WHAT NEEDS TO BE DONE: Restate word for word the lines of the data below, from the first through the one that has "centers = [e + 7.5 for e in bin_edges[:-1]]".

DATA LINES:
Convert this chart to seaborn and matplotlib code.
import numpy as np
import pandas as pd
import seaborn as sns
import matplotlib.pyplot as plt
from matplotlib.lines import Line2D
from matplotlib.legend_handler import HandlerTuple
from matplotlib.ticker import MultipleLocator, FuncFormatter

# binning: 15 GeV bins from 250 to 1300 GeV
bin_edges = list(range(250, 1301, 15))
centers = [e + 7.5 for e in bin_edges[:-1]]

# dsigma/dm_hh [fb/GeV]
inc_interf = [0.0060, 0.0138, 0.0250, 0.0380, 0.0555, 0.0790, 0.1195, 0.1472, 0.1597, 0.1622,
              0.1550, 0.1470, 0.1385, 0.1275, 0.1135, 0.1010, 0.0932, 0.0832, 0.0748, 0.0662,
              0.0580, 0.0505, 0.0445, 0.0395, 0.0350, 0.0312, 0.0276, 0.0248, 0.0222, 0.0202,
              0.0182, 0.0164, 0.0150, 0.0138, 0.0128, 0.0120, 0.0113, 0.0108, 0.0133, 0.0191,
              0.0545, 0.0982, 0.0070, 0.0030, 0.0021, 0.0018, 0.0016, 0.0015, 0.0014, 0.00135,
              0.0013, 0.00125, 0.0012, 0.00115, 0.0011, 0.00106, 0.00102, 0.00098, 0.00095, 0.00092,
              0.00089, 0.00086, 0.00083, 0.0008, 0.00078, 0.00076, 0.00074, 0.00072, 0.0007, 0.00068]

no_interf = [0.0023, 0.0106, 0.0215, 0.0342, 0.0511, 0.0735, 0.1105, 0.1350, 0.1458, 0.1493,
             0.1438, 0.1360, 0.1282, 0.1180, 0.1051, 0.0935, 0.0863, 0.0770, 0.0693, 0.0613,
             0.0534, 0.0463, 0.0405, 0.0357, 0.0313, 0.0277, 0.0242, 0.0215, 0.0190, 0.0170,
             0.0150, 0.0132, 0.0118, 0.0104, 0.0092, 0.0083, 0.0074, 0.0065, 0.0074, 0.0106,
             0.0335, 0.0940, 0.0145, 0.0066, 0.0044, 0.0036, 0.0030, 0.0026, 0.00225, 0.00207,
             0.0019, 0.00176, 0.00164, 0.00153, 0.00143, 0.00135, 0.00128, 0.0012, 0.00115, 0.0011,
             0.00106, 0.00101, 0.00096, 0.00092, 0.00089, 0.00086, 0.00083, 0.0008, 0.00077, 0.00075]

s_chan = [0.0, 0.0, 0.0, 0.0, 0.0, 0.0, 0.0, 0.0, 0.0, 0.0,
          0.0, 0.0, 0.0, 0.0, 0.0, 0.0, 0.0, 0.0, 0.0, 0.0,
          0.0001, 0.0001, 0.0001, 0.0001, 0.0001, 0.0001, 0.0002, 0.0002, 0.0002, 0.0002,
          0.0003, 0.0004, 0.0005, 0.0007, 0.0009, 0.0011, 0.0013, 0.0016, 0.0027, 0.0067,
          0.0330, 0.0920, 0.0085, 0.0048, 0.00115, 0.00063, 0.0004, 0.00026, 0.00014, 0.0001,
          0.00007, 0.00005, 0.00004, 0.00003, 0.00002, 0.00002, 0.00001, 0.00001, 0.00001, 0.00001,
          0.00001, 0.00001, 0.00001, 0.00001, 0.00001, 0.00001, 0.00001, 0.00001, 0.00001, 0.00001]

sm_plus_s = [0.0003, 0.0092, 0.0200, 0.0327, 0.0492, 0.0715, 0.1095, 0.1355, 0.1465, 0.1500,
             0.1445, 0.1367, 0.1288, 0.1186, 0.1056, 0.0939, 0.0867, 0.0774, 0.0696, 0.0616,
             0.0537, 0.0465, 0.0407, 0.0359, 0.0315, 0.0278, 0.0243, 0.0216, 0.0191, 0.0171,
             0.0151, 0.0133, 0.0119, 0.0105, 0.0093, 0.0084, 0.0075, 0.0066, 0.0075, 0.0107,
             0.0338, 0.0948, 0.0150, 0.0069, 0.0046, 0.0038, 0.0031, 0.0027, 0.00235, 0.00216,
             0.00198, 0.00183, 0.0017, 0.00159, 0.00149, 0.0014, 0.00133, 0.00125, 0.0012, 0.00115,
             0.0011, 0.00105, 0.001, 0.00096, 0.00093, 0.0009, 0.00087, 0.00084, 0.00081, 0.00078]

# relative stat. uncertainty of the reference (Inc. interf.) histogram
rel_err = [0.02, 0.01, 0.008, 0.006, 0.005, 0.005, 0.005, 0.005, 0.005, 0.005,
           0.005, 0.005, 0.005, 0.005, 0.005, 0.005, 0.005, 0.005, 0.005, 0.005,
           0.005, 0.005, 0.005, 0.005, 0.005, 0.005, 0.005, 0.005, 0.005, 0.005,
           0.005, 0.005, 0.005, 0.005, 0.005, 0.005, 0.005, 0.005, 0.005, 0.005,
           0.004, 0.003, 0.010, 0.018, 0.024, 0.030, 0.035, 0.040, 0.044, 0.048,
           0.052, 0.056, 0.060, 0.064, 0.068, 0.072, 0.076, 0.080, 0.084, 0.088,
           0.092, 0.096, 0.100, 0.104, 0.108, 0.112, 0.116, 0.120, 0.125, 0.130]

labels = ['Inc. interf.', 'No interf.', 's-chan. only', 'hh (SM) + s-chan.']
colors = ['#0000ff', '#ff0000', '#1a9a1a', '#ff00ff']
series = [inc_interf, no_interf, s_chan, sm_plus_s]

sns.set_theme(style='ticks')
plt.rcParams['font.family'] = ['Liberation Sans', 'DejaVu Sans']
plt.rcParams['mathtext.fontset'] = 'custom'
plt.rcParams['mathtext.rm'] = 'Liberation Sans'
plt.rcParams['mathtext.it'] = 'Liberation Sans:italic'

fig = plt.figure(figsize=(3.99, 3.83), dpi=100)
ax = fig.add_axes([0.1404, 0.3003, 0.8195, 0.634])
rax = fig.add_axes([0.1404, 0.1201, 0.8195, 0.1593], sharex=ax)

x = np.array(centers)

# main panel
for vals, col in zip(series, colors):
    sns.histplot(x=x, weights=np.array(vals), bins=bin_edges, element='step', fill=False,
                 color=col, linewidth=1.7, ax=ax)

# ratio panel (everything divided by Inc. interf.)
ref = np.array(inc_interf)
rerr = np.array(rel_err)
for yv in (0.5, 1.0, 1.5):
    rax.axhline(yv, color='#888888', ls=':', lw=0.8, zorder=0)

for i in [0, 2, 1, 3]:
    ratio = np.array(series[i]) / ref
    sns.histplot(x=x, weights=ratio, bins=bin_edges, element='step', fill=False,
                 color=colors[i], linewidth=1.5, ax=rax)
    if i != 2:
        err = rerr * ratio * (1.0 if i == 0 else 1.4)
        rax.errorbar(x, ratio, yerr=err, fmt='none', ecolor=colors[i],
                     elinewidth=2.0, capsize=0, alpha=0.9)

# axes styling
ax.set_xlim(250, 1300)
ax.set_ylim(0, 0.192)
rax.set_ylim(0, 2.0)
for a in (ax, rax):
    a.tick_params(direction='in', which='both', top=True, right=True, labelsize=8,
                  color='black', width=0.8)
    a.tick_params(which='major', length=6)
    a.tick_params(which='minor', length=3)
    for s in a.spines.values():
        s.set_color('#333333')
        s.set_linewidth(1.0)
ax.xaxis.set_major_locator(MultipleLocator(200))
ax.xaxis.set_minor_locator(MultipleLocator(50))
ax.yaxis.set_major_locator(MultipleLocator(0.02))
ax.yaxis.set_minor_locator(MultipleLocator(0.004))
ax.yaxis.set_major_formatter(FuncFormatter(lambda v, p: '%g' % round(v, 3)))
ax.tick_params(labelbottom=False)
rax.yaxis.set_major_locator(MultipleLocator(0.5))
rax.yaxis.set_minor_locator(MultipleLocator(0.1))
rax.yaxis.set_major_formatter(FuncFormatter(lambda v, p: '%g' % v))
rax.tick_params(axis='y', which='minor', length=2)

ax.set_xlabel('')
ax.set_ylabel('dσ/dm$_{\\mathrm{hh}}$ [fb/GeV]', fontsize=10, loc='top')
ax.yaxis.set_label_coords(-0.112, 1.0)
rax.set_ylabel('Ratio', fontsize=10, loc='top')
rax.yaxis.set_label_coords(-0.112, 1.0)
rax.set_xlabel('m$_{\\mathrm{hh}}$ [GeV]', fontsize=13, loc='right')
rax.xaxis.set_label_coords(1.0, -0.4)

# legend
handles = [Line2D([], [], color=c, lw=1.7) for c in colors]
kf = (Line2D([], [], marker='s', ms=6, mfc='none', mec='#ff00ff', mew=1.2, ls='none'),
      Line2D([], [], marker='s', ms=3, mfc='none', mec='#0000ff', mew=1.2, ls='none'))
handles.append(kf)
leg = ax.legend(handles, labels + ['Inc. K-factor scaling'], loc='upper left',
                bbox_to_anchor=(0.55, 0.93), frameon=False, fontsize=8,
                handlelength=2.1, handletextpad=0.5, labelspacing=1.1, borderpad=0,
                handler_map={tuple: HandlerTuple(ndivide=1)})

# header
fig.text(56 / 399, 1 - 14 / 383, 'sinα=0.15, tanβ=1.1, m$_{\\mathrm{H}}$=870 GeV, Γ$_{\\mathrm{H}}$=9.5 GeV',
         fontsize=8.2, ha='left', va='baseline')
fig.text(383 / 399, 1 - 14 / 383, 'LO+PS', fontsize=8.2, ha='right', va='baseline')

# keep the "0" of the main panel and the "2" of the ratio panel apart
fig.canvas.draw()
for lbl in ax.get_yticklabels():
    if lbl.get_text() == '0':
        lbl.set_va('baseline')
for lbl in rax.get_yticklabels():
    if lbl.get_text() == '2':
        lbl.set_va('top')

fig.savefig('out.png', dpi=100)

REPLY:
Convert this chart to seaborn and matplotlib code.
import numpy as np
import pandas as pd
import seaborn as sns
import matplotlib.pyplot as plt
from matplotlib.lines import Line2D
from matplotlib.legend_handler import HandlerTuple
from matplotlib.ticker import MultipleLocator, FuncFormatter

# binning: 15 GeV bins from 250 to 1300 GeV
bin_edges = list(range(250, 1301, 15))
centers = [e + 7.5 for e in bin_edges[:-1]]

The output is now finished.